The two-day conference was convened by International Cocoa Diplomacy (ICD) in collaboration with NielsenSmith, and brought together stakeholders from across the cocoa value chain, including policymakers, producers, financiers, and sustainability experts
Cocoaradar editor Anthony Myers, joined discussions spanning sustainability regulation, trade sovereignty, finance, and technology-driven transformation framed by a central question: how can cocoa-producing countries move from adapting to global rules toward shaping them?
Across panels and keynote addresses, speakers emphasised that sustainability regulations – while necessary – risk reinforcing structural inequities if implemented without producer-country leadership.

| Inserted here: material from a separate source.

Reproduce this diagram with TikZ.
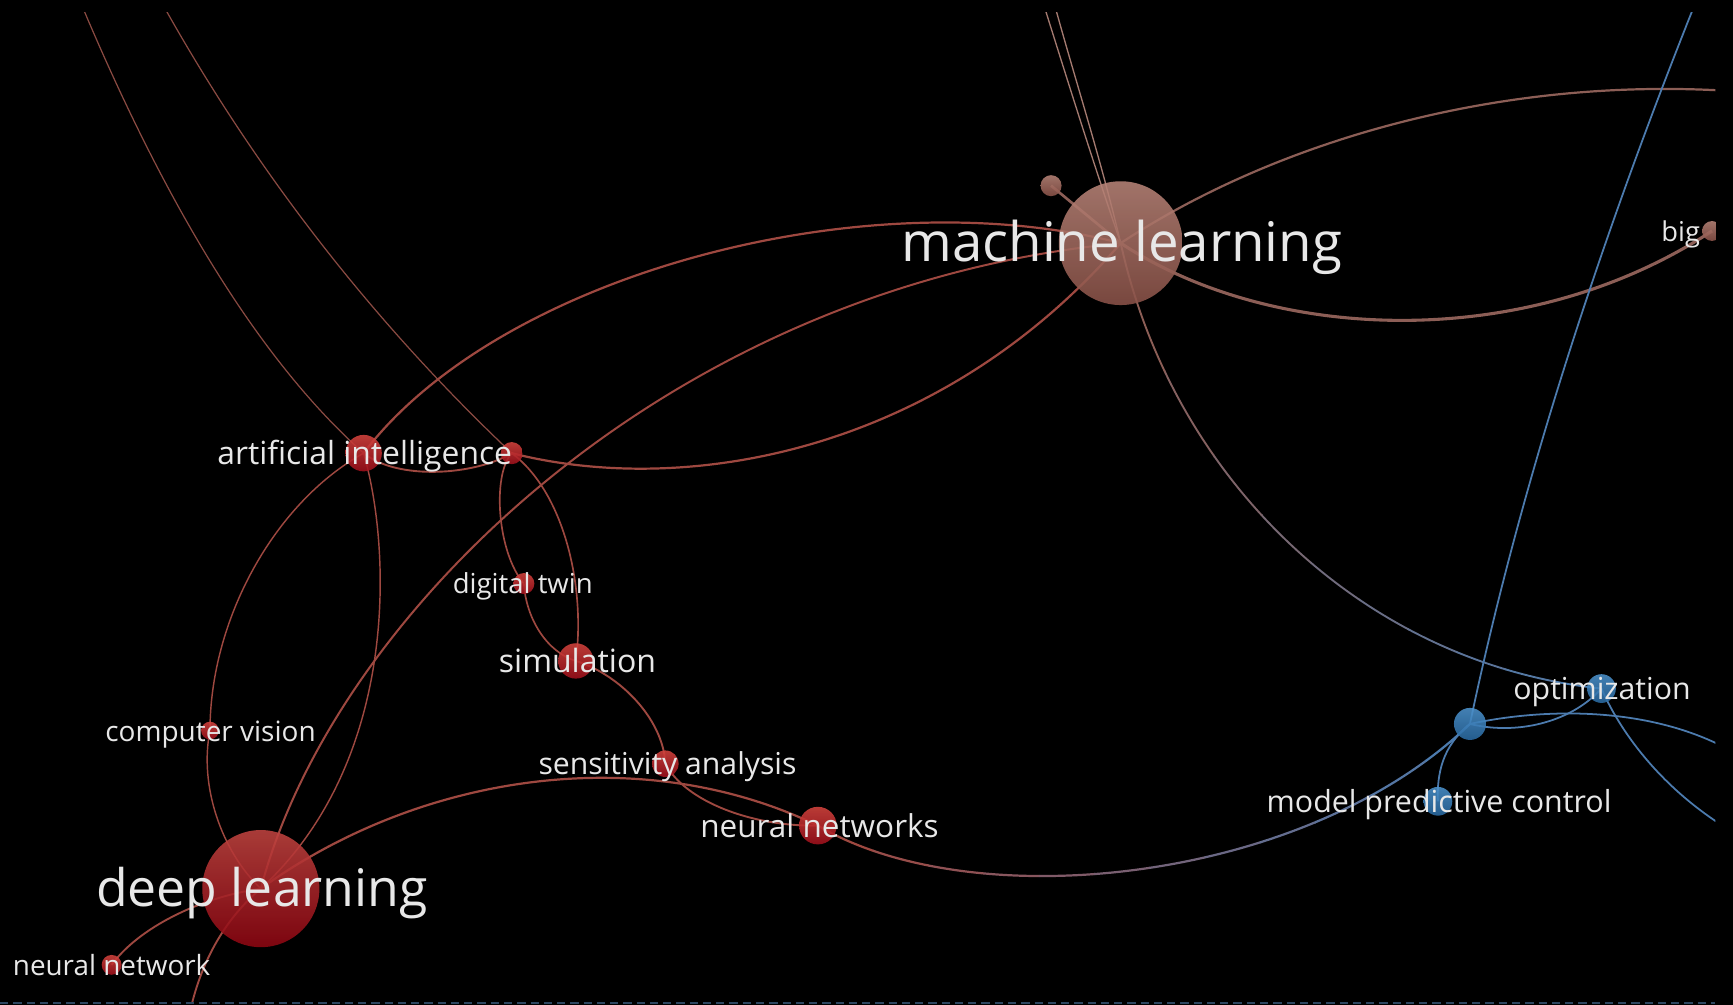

New frameworks such as the EU Deforestation Regulation (EUDR), the Corporate Sustainability Due Diligence Directive (CSDDD), and the Carbon Border Adjustment Mechanism (CBAM) were repeatedly cited as reshaping market access and cost structures.
Participants warned that compliance costs, particularly for traceability and carbon accounting, could serve as de facto trade barriers for smallholder-dominated supply chains in West Africa and beyond. The prevailing sentiment, however, was not resistance – but repositioning.
“The issue is not whether producers comply,” one panellist noted. “It is whether they are empowered to design systems that work for farmers, ecosystems, and markets simultaneously.”